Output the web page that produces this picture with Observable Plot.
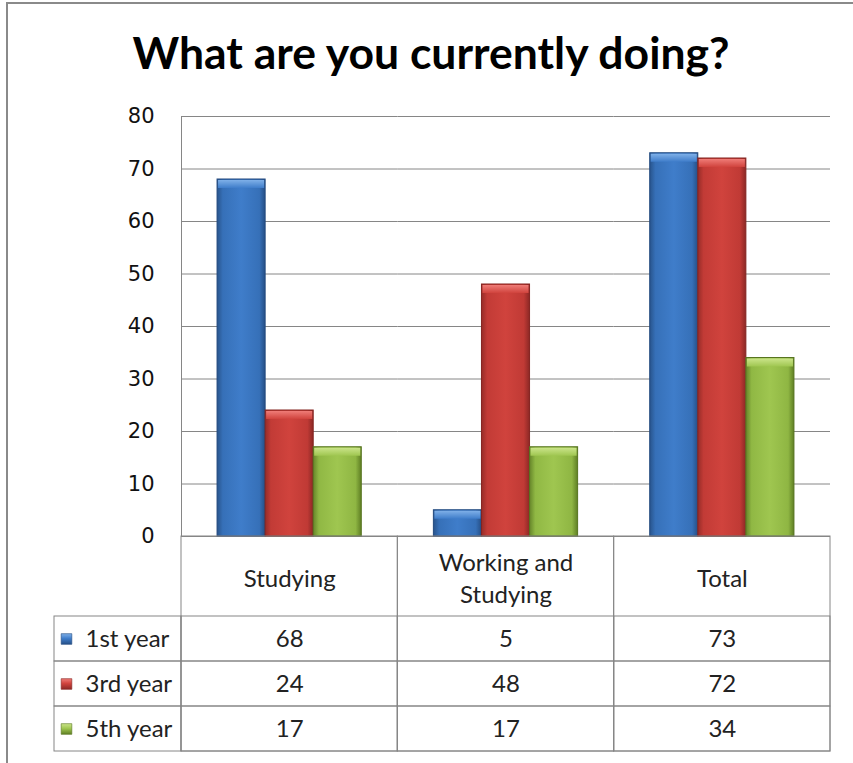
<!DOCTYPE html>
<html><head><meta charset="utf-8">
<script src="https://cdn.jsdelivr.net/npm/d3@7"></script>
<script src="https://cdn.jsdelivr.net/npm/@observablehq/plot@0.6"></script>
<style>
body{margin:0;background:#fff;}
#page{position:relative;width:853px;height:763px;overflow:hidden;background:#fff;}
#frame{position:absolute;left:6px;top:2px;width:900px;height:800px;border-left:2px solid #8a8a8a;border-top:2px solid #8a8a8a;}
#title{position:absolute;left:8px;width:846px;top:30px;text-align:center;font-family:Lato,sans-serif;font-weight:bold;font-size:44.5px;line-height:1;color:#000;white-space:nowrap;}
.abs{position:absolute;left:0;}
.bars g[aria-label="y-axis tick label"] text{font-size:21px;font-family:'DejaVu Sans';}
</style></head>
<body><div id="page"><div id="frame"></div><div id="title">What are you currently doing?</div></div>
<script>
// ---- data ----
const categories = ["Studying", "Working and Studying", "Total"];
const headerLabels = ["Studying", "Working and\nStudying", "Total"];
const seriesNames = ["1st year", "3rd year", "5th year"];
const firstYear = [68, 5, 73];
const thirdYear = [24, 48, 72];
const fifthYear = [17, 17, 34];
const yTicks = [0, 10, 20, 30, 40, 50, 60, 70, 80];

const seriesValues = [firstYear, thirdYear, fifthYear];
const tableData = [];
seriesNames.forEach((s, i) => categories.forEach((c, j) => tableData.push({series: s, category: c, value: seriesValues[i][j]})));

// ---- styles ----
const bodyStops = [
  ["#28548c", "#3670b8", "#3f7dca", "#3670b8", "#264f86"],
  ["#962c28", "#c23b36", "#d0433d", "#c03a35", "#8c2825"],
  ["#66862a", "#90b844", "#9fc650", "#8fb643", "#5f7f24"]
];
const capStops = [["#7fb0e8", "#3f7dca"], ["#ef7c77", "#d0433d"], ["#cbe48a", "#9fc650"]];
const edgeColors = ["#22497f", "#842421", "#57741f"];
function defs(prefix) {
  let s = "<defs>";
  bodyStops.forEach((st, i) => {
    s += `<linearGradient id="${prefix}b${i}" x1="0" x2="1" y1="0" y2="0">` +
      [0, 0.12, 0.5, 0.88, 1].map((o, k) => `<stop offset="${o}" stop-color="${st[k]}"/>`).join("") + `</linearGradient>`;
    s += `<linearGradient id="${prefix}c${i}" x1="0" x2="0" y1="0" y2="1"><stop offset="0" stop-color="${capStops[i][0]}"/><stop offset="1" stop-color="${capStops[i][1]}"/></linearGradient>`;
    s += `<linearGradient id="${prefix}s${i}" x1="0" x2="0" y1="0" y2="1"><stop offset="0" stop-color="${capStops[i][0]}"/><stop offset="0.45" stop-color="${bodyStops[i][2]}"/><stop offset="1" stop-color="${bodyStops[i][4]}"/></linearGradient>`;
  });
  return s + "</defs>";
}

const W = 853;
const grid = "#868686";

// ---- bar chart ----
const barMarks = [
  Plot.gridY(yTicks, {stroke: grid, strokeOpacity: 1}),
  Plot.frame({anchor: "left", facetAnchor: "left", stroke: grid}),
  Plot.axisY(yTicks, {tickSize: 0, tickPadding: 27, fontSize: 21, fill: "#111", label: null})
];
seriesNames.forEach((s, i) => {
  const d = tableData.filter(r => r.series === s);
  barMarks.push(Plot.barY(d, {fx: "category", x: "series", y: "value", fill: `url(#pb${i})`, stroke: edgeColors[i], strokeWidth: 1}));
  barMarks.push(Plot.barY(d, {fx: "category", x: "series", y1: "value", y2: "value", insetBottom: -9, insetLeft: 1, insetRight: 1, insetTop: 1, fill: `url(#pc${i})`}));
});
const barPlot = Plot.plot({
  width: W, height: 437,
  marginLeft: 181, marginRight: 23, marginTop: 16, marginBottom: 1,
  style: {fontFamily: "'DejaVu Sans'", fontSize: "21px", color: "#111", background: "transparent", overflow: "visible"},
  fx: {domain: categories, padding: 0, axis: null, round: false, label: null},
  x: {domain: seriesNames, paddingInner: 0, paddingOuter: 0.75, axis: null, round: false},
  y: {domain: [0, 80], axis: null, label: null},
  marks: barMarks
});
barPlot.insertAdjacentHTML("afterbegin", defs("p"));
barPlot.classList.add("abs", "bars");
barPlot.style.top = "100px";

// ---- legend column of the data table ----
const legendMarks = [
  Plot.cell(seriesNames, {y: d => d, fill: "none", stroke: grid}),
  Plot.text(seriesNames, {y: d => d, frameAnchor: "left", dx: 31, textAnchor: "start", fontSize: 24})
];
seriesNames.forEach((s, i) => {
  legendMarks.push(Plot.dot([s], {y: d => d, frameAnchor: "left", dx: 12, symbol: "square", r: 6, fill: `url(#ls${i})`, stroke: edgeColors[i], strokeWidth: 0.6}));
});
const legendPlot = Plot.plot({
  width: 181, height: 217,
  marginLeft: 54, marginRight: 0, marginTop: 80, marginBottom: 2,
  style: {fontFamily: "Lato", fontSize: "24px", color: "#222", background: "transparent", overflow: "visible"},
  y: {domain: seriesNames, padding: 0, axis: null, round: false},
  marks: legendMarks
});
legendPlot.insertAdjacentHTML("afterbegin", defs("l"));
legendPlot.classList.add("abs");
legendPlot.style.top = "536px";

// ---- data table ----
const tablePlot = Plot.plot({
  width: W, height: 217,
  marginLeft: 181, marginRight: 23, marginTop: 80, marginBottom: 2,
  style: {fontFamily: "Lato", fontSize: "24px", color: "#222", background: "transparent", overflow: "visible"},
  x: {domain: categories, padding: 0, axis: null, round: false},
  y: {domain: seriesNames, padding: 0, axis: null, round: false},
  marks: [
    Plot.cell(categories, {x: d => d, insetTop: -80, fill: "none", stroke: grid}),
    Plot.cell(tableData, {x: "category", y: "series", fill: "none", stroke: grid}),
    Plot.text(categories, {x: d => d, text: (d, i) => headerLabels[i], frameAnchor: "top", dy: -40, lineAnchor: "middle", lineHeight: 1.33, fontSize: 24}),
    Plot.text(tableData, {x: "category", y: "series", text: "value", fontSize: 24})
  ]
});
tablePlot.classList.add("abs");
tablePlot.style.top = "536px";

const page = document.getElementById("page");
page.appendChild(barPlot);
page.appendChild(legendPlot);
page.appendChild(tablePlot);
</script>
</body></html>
• • • •
Without the pictures, transcribe the listing above exactly.

OUTPUT OF THE TASK —
Output the web page that produces this picture with Observable Plot.
<!DOCTYPE html>
<html><head><meta charset="utf-8">
<script src="https://cdn.jsdelivr.net/npm/d3@7"></script>
<script src="https://cdn.jsdelivr.net/npm/@observablehq/plot@0.6"></script>
<style>
body{margin:0;background:#fff;}
#page{position:relative;width:853px;height:763px;overflow:hidden;background:#fff;}
#frame{position:absolute;left:6px;top:2px;width:900px;height:800px;border-left:2px solid #8a8a8a;border-top:2px solid #8a8a8a;}
#title{position:absolute;left:8px;width:846px;top:30px;text-align:center;font-family:Lato,sans-serif;font-weight:bold;font-size:44.5px;line-height:1;color:#000;white-space:nowrap;}
.abs{position:absolute;left:0;}
.bars g[aria-label="y-axis tick label"] text{font-size:21px;font-family:'DejaVu Sans';}
</style></head>
<body><div id="page"><div id="frame"></div><div id="title">What are you currently doing?</div></div>
<script>
// ---- data ----
const categories = ["Studying", "Working and Studying", "Total"];
const headerLabels = ["Studying", "Working and\nStudying", "Total"];
const seriesNames = ["1st year", "3rd year", "5th year"];
const firstYear = [68, 5, 73];
const thirdYear = [24, 48, 72];
const fifthYear = [17, 17, 34];
const yTicks = [0, 10, 20, 30, 40, 50, 60, 70, 80];

const seriesValues = [firstYear, thirdYear, fifthYear];
const tableData = [];
seriesNames.forEach((s, i) => categories.forEach((c, j) => tableData.push({series: s, category: c, value: seriesValues[i][j]})));

// ---- styles ----
const bodyStops = [
  ["#28548c", "#3670b8", "#3f7dca", "#3670b8", "#264f86"],
  ["#962c28", "#c23b36", "#d0433d", "#c03a35", "#8c2825"],
  ["#66862a", "#90b844", "#9fc650", "#8fb643", "#5f7f24"]
];
const capStops = [["#7fb0e8", "#3f7dca"], ["#ef7c77", "#d0433d"], ["#cbe48a", "#9fc650"]];
const edgeColors = ["#22497f", "#842421", "#57741f"];
function defs(prefix) {
  let s = "<defs>";
  bodyStops.forEach((st, i) => {
    s += `<linearGradient id="${prefix}b${i}" x1="0" x2="1" y1="0" y2="0">` +
      [0, 0.12, 0.5, 0.88, 1].map((o, k) => `<stop offset="${o}" stop-color="${st[k]}"/>`).join("") + `</linearGradient>`;
    s += `<linearGradient id="${prefix}c${i}" x1="0" x2="0" y1="0" y2="1"><stop offset="0" stop-color="${capStops[i][0]}"/><stop offset="1" stop-color="${capStops[i][1]}"/></linearGradient>`;
    s += `<linearGradient id="${prefix}s${i}" x1="0" x2="0" y1="0" y2="1"><stop offset="0" stop-color="${capStops[i][0]}"/><stop offset="0.45" stop-color="${bodyStops[i][2]}"/><stop offset="1" stop-color="${bodyStops[i][4]}"/></linearGradient>`;
  });
  return s + "</defs>";
}

const W = 853;
const grid = "#868686";

// ---- bar chart ----
const barMarks = [
  Plot.gridY(yTicks, {stroke: grid, strokeOpacity: 1}),
  Plot.frame({anchor: "left", facetAnchor: "left", stroke: grid}),
  Plot.axisY(yTicks, {tickSize: 0, tickPadding: 27, fontSize: 21, fill: "#111", label: null})
];
seriesNames.forEach((s, i) => {
  const d = tableData.filter(r => r.series === s);
  barMarks.push(Plot.barY(d, {fx: "category", x: "series", y: "value", fill: `url(#pb${i})`, stroke: edgeColors[i], strokeWidth: 1}));
  barMarks.push(Plot.barY(d, {fx: "category", x: "series", y1: "value", y2: "value", insetBottom: -9, insetLeft: 1, insetRight: 1, insetTop: 1, fill: `url(#pc${i})`}));
});
const barPlot = Plot.plot({
  width: W, height: 437,
  marginLeft: 181, marginRight: 23, marginTop: 16, marginBottom: 1,
  style: {fontFamily: "'DejaVu Sans'", fontSize: "21px", color: "#111", background: "transparent", overflow: "visible"},
  fx: {domain: categories, padding: 0, axis: null, round: false, label: null},
  x: {domain: seriesNames, paddingInner: 0, paddingOuter: 0.75, axis: null, round: false},
  y: {domain: [0, 80], axis: null, label: null},
  marks: barMarks
});
barPlot.insertAdjacentHTML("afterbegin", defs("p"));
barPlot.classList.add("abs", "bars");
barPlot.style.top = "100px";

// ---- legend column of the data table ----
const legendMarks = [
  Plot.cell(seriesNames, {y: d => d, fill: "none", stroke: grid}),
  Plot.text(seriesNames, {y: d => d, frameAnchor: "left", dx: 31, textAnchor: "start", fontSize: 24})
];
seriesNames.forEach((s, i) => {
  legendMarks.push(Plot.dot([s], {y: d => d, frameAnchor: "left", dx: 12, symbol: "square", r: 6, fill: `url(#ls${i})`, stroke: edgeColors[i], strokeWidth: 0.6}));
});
const legendPlot = Plot.plot({
  width: 181, height: 217,
  marginLeft: 54, marginRight: 0, marginTop: 80, marginBottom: 2,
  style: {fontFamily: "Lato", fontSize: "24px", color: "#222", background: "transparent", overflow: "visible"},
  y: {domain: seriesNames, padding: 0, axis: null, round: false},
  marks: legendMarks
});
legendPlot.insertAdjacentHTML("afterbegin", defs("l"));
legendPlot.classList.add("abs");
legendPlot.style.top = "536px";

// ---- data table ----
const tablePlot = Plot.plot({
  width: W, height: 217,
  marginLeft: 181, marginRight: 23, marginTop: 80, marginBottom: 2,
  style: {fontFamily: "Lato", fontSize: "24px", color: "#222", background: "transparent", overflow: "visible"},
  x: {domain: categories, padding: 0, axis: null, round: false},
  y: {domain: seriesNames, padding: 0, axis: null, round: false},
  marks: [
    Plot.cell(categories, {x: d => d, insetTop: -80, fill: "none", stroke: grid}),
    Plot.cell(tableData, {x: "category", y: "series", fill: "none", stroke: grid}),
    Plot.text(categories, {x: d => d, text: (d, i) => headerLabels[i], frameAnchor: "top", dy: -40, lineAnchor: "middle", lineHeight: 1.33, fontSize: 24}),
    Plot.text(tableData, {x: "category", y: "series", text: "value", fontSize: 24})
  ]
});
tablePlot.classList.add("abs");
tablePlot.style.top = "536px";

const page = document.getElementById("page");
page.appendChild(barPlot);
page.appendChild(legendPlot);
page.appendChild(tablePlot);
</script>
</body></html>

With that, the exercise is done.